The Supreme Court has refused to interfere in a ruling that legal professional privilege (LPP) which covers an email does not extend to any attachments.
The court has decided to refuse Mike Ashley’s Frasers Group permission to appeal against a Court of Appeal decision last year, stating that the application did not raise “an arguable point of law”.
It had been asked whether an email with attachments should be treated as a single communication for the purposes of LPP, such that if the email was privileged, its attachments were also privileged.
The Court of Appeal decided that, so long as the attachments themselves were not privileged, then they did not attract privilege by being attached to an email that was.

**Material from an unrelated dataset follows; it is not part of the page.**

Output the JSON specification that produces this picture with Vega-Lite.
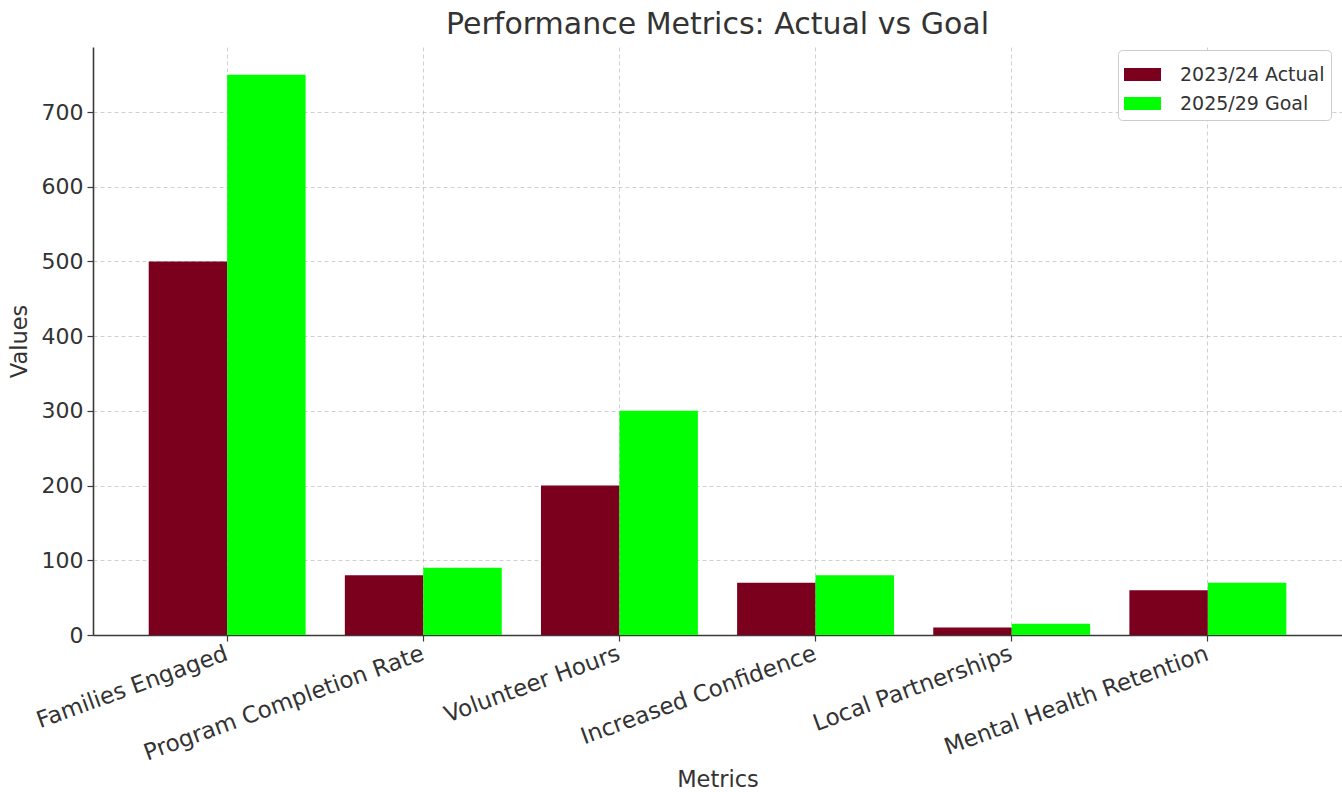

The Financial Reporting Council (FRC) is investigating the conduct of Grant Thornton and an individual there over a structure adopted by Sports Direct International PLC (now Frasers Group PLC) concerning VAT.
As part of its investigation, the FRC requested and received 2,000 documents but Sports Direct withheld 40 documents – 19 emails and 21 attachments – on the basis that they were covered by LPP.
After a first instance decision by Mr Justice Arnold, the main part of the Court of Appeal’s ruling was that there were no special rules allowing regulators such as the FRC to override the protection of LPP.
The FRC also argued that, even if the emails themselves were protected by LPP, some of the attachments were pre-existing documents and were not protected simply by being attached to privileged emails. Arnold J found for the regulator.
Lady Justice Rose said “the proposition that what is privileged in this case is not the document but the fact of the communication of that document to a legal adviser” could not survive the Court of Appeal’s ruling in Ventouris and the case law cited in it.
“The ordinary civil procedure process requires the disclosure of all free-standing documents which are relevant to the pleaded issues in dispute between the parties, regardless of whether they have been attached to emails at any point.”
The court dismissed the appeal on this point “in so far as those attachments are not themselves privileged”.